Ever since discovering Gemini Rue four years ago on the App Store, Wadjet Eye Games has continued to impress me with release after release of their iOS-ported PC adventure games. Every title in their growing catalog has the look, feel and hand-crafted quality of the Sierra Online and Lucas Arts titles that occupied so much of my youth. Whenever I hear that Wadjet Eye is releasing a new game I get just as excited as I did as a kid, walking into Electronics Boutique and seeing a new adventure game on the shelf. Last year they entertained us with Primordia and now Dave Gilbert and his wife are back with Shardlight, an adventure set in world ravaged by disease, hunger, death. Only five years old when the bombs fell, now twenty-years later, a young mechanic named Amy has live nearly her whole life in this ruined place. And now she is dying of an ostracizing plague, called Green Lung, which is rapidly wiping out the population. Vaccines are hard to come by and residents are forced to risk their lives taking n dangerous government jobs in exchange for just a mere chance that they’ll win one in a corrupt state lottery. Without the means for a ticket, Amy is determined to save herself and find a cure. Wadjet Eye Games has once again put together a polished and engaging package with some superb voice acting, classic feeling art, and a well-written narrative. This one is a real treat for fans of classic point and click adventures.
Finally that brings us to the final title, another PC port, in this rather long post…

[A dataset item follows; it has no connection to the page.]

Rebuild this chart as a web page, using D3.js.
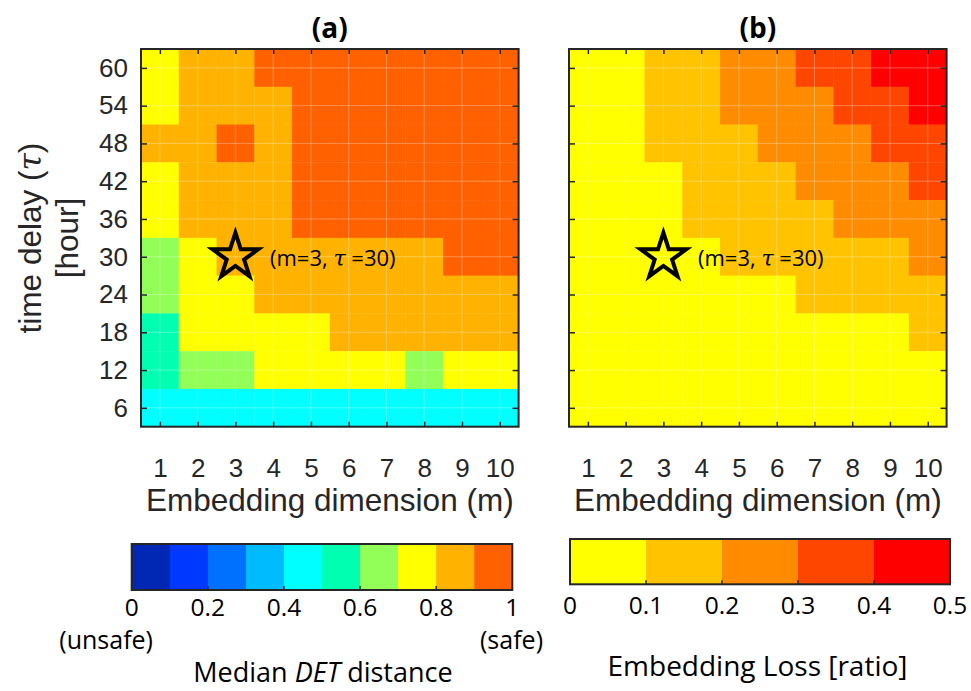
<!DOCTYPE html>
<html>
<head>
<meta charset="utf-8">
<script src="https://cdn.jsdelivr.net/npm/d3@7/dist/d3.min.js"></script>
<style>
  html, body { margin: 0; padding: 0; background: #fff; }
  svg { display: block; }
</style>
</head>
<body>
<svg id="chart" width="971" height="691"></svg>
<script>
// Embedding dimensions (columns) and time delays in hours (rows, top to bottom)
const mValues = [1, 2, 3, 4, 5, 6, 7, 8, 9, 10];
const tauRows = [60, 54, 48, 42, 36, 30, 24, 18, 12, 6];
const tauTicks = [6, 12, 18, 24, 30, 36, 42, 48, 54, 60];

// (a) median DET distance, one row per tau in tauRows order
const detDistance = [
  [0.75, 0.85, 0.85, 0.95, 0.95, 0.95, 0.95, 0.95, 0.95, 0.95],
  [0.75, 0.85, 0.85, 0.85, 0.95, 0.95, 0.95, 0.95, 0.95, 0.95],
  [0.85, 0.85, 0.95, 0.85, 0.95, 0.95, 0.95, 0.95, 0.95, 0.95],
  [0.75, 0.85, 0.85, 0.85, 0.95, 0.95, 0.95, 0.95, 0.95, 0.95],
  [0.75, 0.85, 0.85, 0.85, 0.95, 0.95, 0.95, 0.95, 0.95, 0.95],
  [0.65, 0.75, 0.85, 0.85, 0.85, 0.85, 0.85, 0.85, 0.95, 0.95],
  [0.65, 0.75, 0.75, 0.85, 0.85, 0.85, 0.85, 0.85, 0.85, 0.85],
  [0.55, 0.75, 0.75, 0.75, 0.75, 0.85, 0.85, 0.85, 0.85, 0.85],
  [0.55, 0.65, 0.65, 0.75, 0.75, 0.75, 0.75, 0.65, 0.75, 0.75],
  [0.45, 0.45, 0.45, 0.45, 0.45, 0.45, 0.45, 0.45, 0.45, 0.45]
];

// (b) embedding loss ratio, same layout
const embeddingLoss = [
  [0.05, 0.05, 0.15, 0.15, 0.25, 0.25, 0.35, 0.35, 0.45, 0.45],
  [0.05, 0.05, 0.15, 0.15, 0.25, 0.25, 0.25, 0.35, 0.35, 0.45],
  [0.05, 0.05, 0.15, 0.15, 0.15, 0.25, 0.25, 0.25, 0.35, 0.35],
  [0.05, 0.05, 0.05, 0.15, 0.15, 0.15, 0.25, 0.25, 0.25, 0.35],
  [0.05, 0.05, 0.05, 0.15, 0.15, 0.15, 0.15, 0.25, 0.25, 0.25],
  [0.05, 0.05, 0.05, 0.05, 0.15, 0.15, 0.15, 0.15, 0.15, 0.25],
  [0.05, 0.05, 0.05, 0.05, 0.05, 0.05, 0.15, 0.15, 0.15, 0.15],
  [0.05, 0.05, 0.05, 0.05, 0.05, 0.05, 0.05, 0.05, 0.05, 0.15],
  [0.05, 0.05, 0.05, 0.05, 0.05, 0.05, 0.05, 0.05, 0.05, 0.05],
  [0.05, 0.05, 0.05, 0.05, 0.05, 0.05, 0.05, 0.05, 0.05, 0.05]
];

// Selected embedding parameters
const selected = { m: 3, tau: 30 };

// Colour maps (one colour per bin)
const detColors = ["#0028b4", "#0038ff", "#0070ff", "#00bcff", "#00ffff",
                   "#00ffb0", "#92ff58", "#ffff00", "#ffb300", "#ff6000"];
const lossColors = ["#ffff00", "#ffc300", "#ff8c00", "#ff4600", "#ff0000"];
const detTicks = [0, 0.2, 0.4, 0.6, 0.8, 1];
const lossTicks = [0, 0.1, 0.2, 0.3, 0.4, 0.5];

const svg = d3.select("#chart");
svg.append("rect").attr("width", 971).attr("height", 691).attr("fill", "#fff");

const AXIS_FONT = "'Liberation Sans', Arial, sans-serif";
const NOTE_FONT = "'Open Sans', 'Noto Sans', sans-serif";
const GREEK_FONT = "'DejaVu Serif', serif";
const INK = "#262626";

const plotTop = 49, plotBottom = 426.7, plotW = 377.6;

function drawPanel(left, matrix, colorScale, title, showYLabels) {
  const x = d3.scaleLinear().domain([0.5, 10.5]).range([left, left + plotW]);
  const y = d3.scaleLinear().domain([3, 63]).range([plotBottom, plotTop]);
  const g = svg.append("g");

  // heatmap cells
  const cells = [];
  matrix.forEach((row, i) => row.forEach((v, j) => cells.push({ m: mValues[j], tau: tauRows[i], v })));
  g.selectAll("rect.cell").data(cells).join("rect")
    .attr("class", "cell")
    .attr("x", d => x(d.m - 0.5))
    .attr("y", d => y(d.tau + 3))
    .attr("width", d => x(d.m + 0.5) - x(d.m - 0.5) + 0.4)
    .attr("height", d => y(d.tau - 3) - y(d.tau + 3) + 0.4)
    .attr("fill", d => colorScale(d.v));

  // grid
  g.selectAll("line.gx").data(mValues).join("line")
    .attr("x1", d => x(d)).attr("x2", d => x(d))
    .attr("y1", plotTop).attr("y2", plotBottom)
    .attr("stroke", "#fff").attr("stroke-opacity", 0.3).attr("stroke-width", 1);
  g.selectAll("line.gy").data(tauTicks).join("line")
    .attr("y1", d => y(d)).attr("y2", d => y(d))
    .attr("x1", left).attr("x2", left + plotW)
    .attr("stroke", "#fff").attr("stroke-opacity", 0.3).attr("stroke-width", 1);

  // axes with inward ticks on all four sides
  const styleAxis = sel => {
    sel.select(".domain").remove();
    sel.selectAll(".tick line").attr("stroke", INK).attr("stroke-width", 1.5);
    sel.selectAll("text").attr("fill", INK).style("font-family", AXIS_FONT).style("font-size", "26px");
  };
  g.append("g").attr("transform", `translate(0,${plotBottom})`)
    .call(d3.axisBottom(x).tickValues(mValues).tickSizeInner(-5).tickSizeOuter(0).tickPadding(32))
    .call(styleAxis);
  g.append("g").attr("transform", `translate(0,${plotTop})`)
    .call(d3.axisTop(x).tickValues(mValues).tickSizeInner(-5).tickSizeOuter(0).tickFormat(""))
    .call(styleAxis);
  g.append("g").attr("transform", `translate(${left},0)`)
    .call(d3.axisLeft(y).tickValues(tauTicks).tickSizeInner(-6).tickSizeOuter(0).tickPadding(13)
      .tickFormat(showYLabels ? d3.format("d") : ""))
    .call(styleAxis);
  g.append("g").attr("transform", `translate(${left + plotW},0)`)
    .call(d3.axisRight(y).tickValues(tauTicks).tickSizeInner(-6).tickSizeOuter(0).tickFormat(""))
    .call(styleAxis);

  // frame
  g.append("rect")
    .attr("x", left).attr("y", plotTop)
    .attr("width", plotW).attr("height", plotBottom - plotTop)
    .attr("fill", "none").attr("stroke", INK).attr("stroke-width", 2);

  // x label
  g.append("text")
    .attr("x", left + plotW / 2).attr("y", 511)
    .attr("text-anchor", "middle")
    .attr("fill", INK).style("font-family", AXIS_FONT).style("font-size", "31.5px")
    .text("Embedding dimension (m)");

  // title
  g.append("text")
    .attr("x", left + plotW / 2).attr("y", 38)
    .attr("text-anchor", "middle")
    .attr("fill", "#000").style("font-family", NOTE_FONT).style("font-weight", "bold").style("font-size", "28px")
    .text(title);

  // selected point marker
  const star = d3.symbol().type(d3.symbolStar).size(24 * 24 / 0.8908130915292852);
  g.append("path")
    .attr("d", star())
    .attr("transform", `translate(${x(selected.m)},${y(selected.tau)})`)
    .attr("fill", "none").attr("stroke", "#000").attr("stroke-width", 4).attr("stroke-linejoin", "miter");

  const note = g.append("text")
    .attr("x", x(selected.m) + 34.6).attr("y", y(selected.tau) + 9)
    .attr("fill", "#000").style("font-family", NOTE_FONT).style("font-size", "22px");
  note.append("tspan").text(`(m=${selected.m}, `);
  note.append("tspan").style("font-family", GREEK_FONT).style("font-style", "italic").text("τ");
  note.append("tspan").text(` =${selected.tau})`);
}

function drawColorbar(x0, x1, y0, y1, colors, ticks, numBaseline) {
  const lo = ticks[0], hi = ticks[ticks.length - 1];
  const scale = d3.scaleLinear().domain([lo, hi]).range([x0, x1]);
  const step = (hi - lo) / colors.length;
  const g = svg.append("g");
  g.selectAll("rect.bin").data(colors).join("rect")
    .attr("x", (d, i) => scale(lo + i * step))
    .attr("y", y0)
    .attr("width", (d, i) => scale(lo + (i + 1) * step) - scale(lo + i * step) + 0.4)
    .attr("height", y1 - y0)
    .attr("fill", d => d);
  g.selectAll("line.tk").data(ticks.slice(1, -1)).join("line")
    .attr("x1", d => scale(d)).attr("x2", d => scale(d))
    .attr("y1", y1).attr("y2", y1 - 4)
    .attr("stroke", INK).attr("stroke-width", 1.5);
  g.append("rect")
    .attr("x", x0).attr("y", y0).attr("width", x1 - x0).attr("height", y1 - y0)
    .attr("fill", "none").attr("stroke", INK).attr("stroke-width", 2);
  g.selectAll("text.num").data(ticks).join("text")
    .attr("x", d => scale(d)).attr("y", numBaseline)
    .attr("text-anchor", "middle")
    .attr("fill", "#000").style("font-family", NOTE_FONT).style("font-size", "24.5px")
    .text(d => d === 0 || d === 1 ? d3.format("d")(d) : d3.format(".1f")(d));
  return g;
}

// panels
const detScale = d3.scaleQuantize().domain([0, 1]).range(detColors);
const lossScale = d3.scaleQuantize().domain([0, 0.5]).range(lossColors);
drawPanel(141, detDistance, detScale, "(a)", true);
drawPanel(569, embeddingLoss, lossScale, "(b)", false);

// y-axis label (left panel)
const yl = svg.append("g").attr("fill", INK).style("font-family", AXIS_FONT).style("font-size", "31.5px");
const yl1 = yl.append("text").attr("transform", "translate(41,238) rotate(-90)").attr("text-anchor", "middle");
yl1.append("tspan").text("time delay (");
yl1.append("tspan").style("font-family", GREEK_FONT).style("font-style", "italic").text("τ");
yl1.append("tspan").text(")");
yl.append("text").attr("transform", "translate(78,238) rotate(-90)").attr("text-anchor", "middle").text("[hour]");

// colorbars
const cbA = drawColorbar(131.7, 512.3, 544, 590, detColors, detTicks, 615.5);
cbA.append("text").attr("x", 153).attr("y", 649).attr("text-anchor", "end")
  .style("font-family", NOTE_FONT).style("font-size", "25px").text("(unsafe)");
cbA.append("text").attr("x", 480).attr("y", 649).attr("text-anchor", "start")
  .style("font-family", NOTE_FONT).style("font-size", "25px").text("(safe)");
const tA = cbA.append("text").attr("x", 323).attr("y", 682).attr("text-anchor", "middle")
  .style("font-family", NOTE_FONT).style("font-size", "27px");
tA.append("tspan").text("Median ");
tA.append("tspan").style("font-style", "italic").text("DET");
tA.append("tspan").text(" distance");

const cbB = drawColorbar(570, 950, 539, 584.3, lossColors, lossTicks, 614);
cbB.append("text").attr("x", 757.5).attr("y", 676).attr("text-anchor", "middle")
  .style("font-family", NOTE_FONT).style("font-size", "28px").text("Embedding Loss [ratio]");
</script>
</body>
</html>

Another PC/Console port, this time from the team at Raw Fury, is the IGF-nominated, PC/Console pixel -art strategy game, Kingdom: New Lands. A quest of survival and discovery, KNL deftly blends elements of a defense game with an RTS. Players must guide their steed to the left or right, scrolling the content as they survey their lands. During the daytime, the player must rule, gather coins, recruit beggars, construct tools, purchase weapons, build grand ships (which can be used to discover new islands) and more. At night you must try to defend against greedy creatures intent on pilfering your gold. Kingdom: New Lands is an App Store treat; it is easy to lose oneself in the game and your expanding and evolving land.
I hope you found at least a few titles tat interested you on this list.